--- BEGIN DATA FOR THIS TASK ---
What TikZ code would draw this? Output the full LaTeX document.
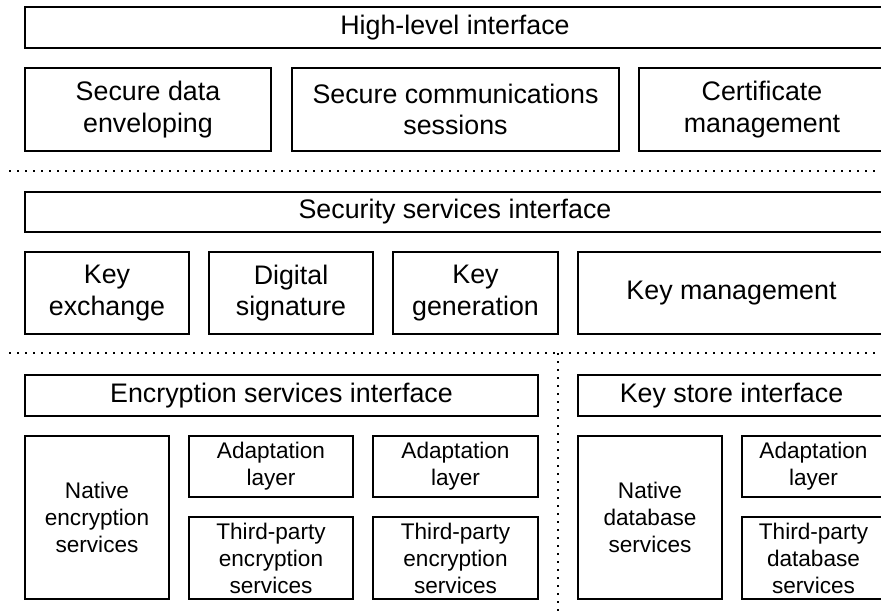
\documentclass[tikz,border=0pt]{standalone}
\usepackage{fontspec}
\setmainfont{Liberation Sans}
\newcommand{\bigtxt}{\fontsize{26.8}{31.5}\selectfont}
\newcommand{\smalltxt}{\fontsize{22.6}{27}\selectfont}
\tikzset{
  blk/.style={draw, line width=1.1pt, inner sep=0pt, outer sep=0pt,
    anchor=north west, align=center, font=\bigtxt},
  sblk/.style={blk, font=\smalltxt},
  sep/.style={line width=1.2pt, dash pattern=on 2pt off 6pt},
}
\begin{document}
\begin{tikzpicture}[x=1pt, y=-1pt]
\useasboundingbox (0,0) rectangle (881,614);
\clip (0,0) rectangle (881,614);

% High level
\node[blk, minimum width=860, minimum height=41] (high) at (25,7) {High-level interface};
\node[blk, minimum width=246, minimum height=83] (envel) at (25,68) {Secure data\\enveloping};
\node[blk, minimum width=327, minimum height=83] (sess) at (292,68) {Secure communications\\sessions};
\node[blk, minimum width=246, minimum height=83] (cert) at (639,68) {Certificate\\management};

\coordinate (sepAw) at (9,171);
\coordinate (sepAe) at (881,171);
\draw[sep] (sepAw) -- (sepAe);

% Security services
\node[blk, minimum width=860, minimum height=40] (secif) at (25,192) {Security services interface};
\node[blk, minimum width=164, minimum height=82] (kex) at (25,252) {Key\\exchange};
\node[blk, minimum width=164, minimum height=82] (dsig) at (209,252) {Digital\\signature};
\node[blk, minimum width=165, minimum height=82] (kgen) at (393,252) {Key\\generation};
\node[blk, minimum width=307, minimum height=82] (kman) at (578,252) {Key management};

\coordinate (sepBw) at (9,353);
\coordinate (sepBe) at (881,353);
\coordinate (sepCn) at (558,353);
\coordinate (sepCs) at (558,614);
\draw[sep] (sepBw) -- (sepBe);
\draw[sep] (sepCn) -- (sepCs);

% Encryption services
\node[blk, minimum width=513, minimum height=41] (encif) at (25,375) {Encryption services interface};
\node[sblk, minimum width=144, minimum height=163] (natenc) at (25,436) {Native\\encryption\\services};
\node[sblk, minimum width=164, minimum height=61] (adaA) at (189,436) {Adaptation\\layer};
\node[sblk, minimum width=164, minimum height=82] (thdA) at (189,517) {Third-party\\encryption\\services};
\node[sblk, minimum width=165, minimum height=61] (adaB) at (373,436) {Adaptation\\layer};
\node[sblk, minimum width=165, minimum height=82] (thdB) at (373,517) {Third-party\\encryption\\services};

% Key store
\node[blk, minimum width=307, minimum height=41] (ksif) at (578,375) {Key store interface};
\node[sblk, minimum width=144, minimum height=163] (natdb) at (578,436) {Native\\database\\services};
\node[sblk, minimum width=143, minimum height=61] (adaC) at (742,436) {Adaptation\\layer};
\node[sblk, minimum width=143, minimum height=82] (thdC) at (742,517) {Third-party\\database\\services};
\end{tikzpicture}
\end{document}
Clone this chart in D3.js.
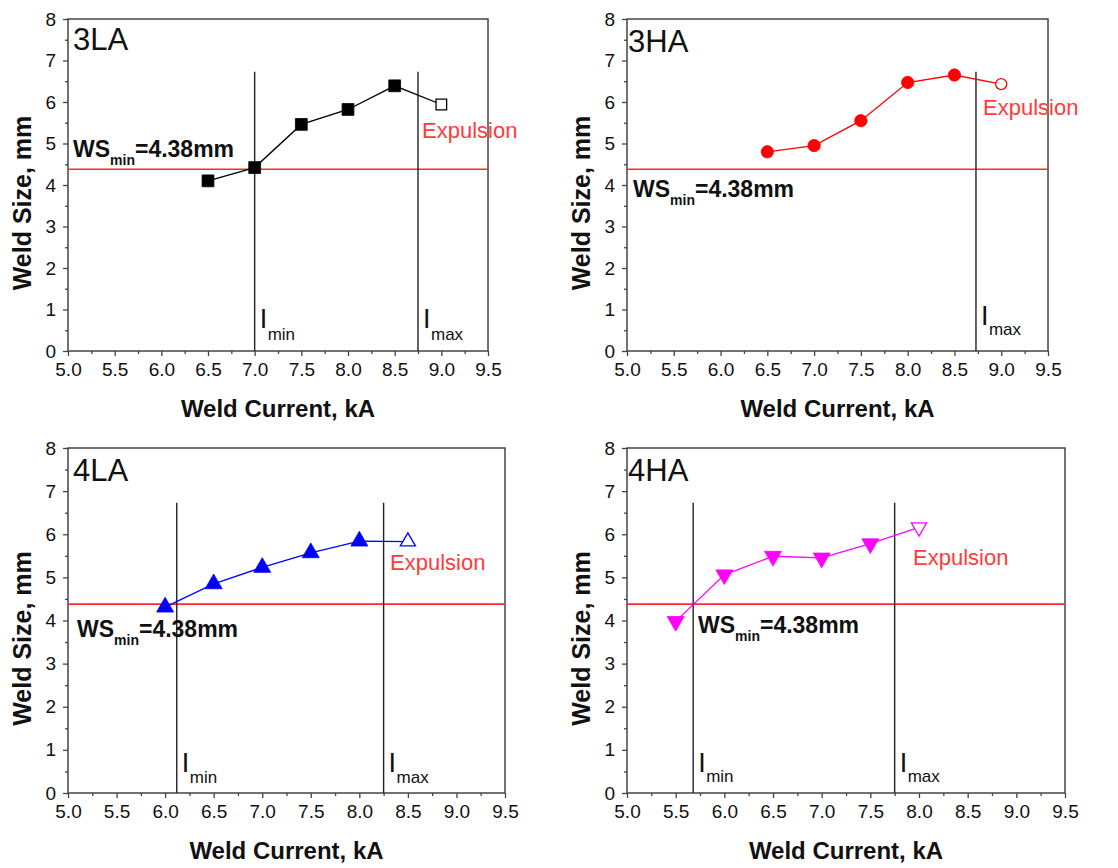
--- END DATA FOR THIS TASK ---
BRIEF: Find the word "draw" in the records and pull out each line that has it.

FINAL RESULT:
What TikZ code would draw this? Output the full LaTeX document.
  blk/.style={draw, line width=1.1pt, inner sep=0pt, outer sep=0pt,
\draw[sep] (sepAw) -- (sepAe);
\draw[sep] (sepBw) -- (sepBe);
\draw[sep] (sepCn) -- (sepCs);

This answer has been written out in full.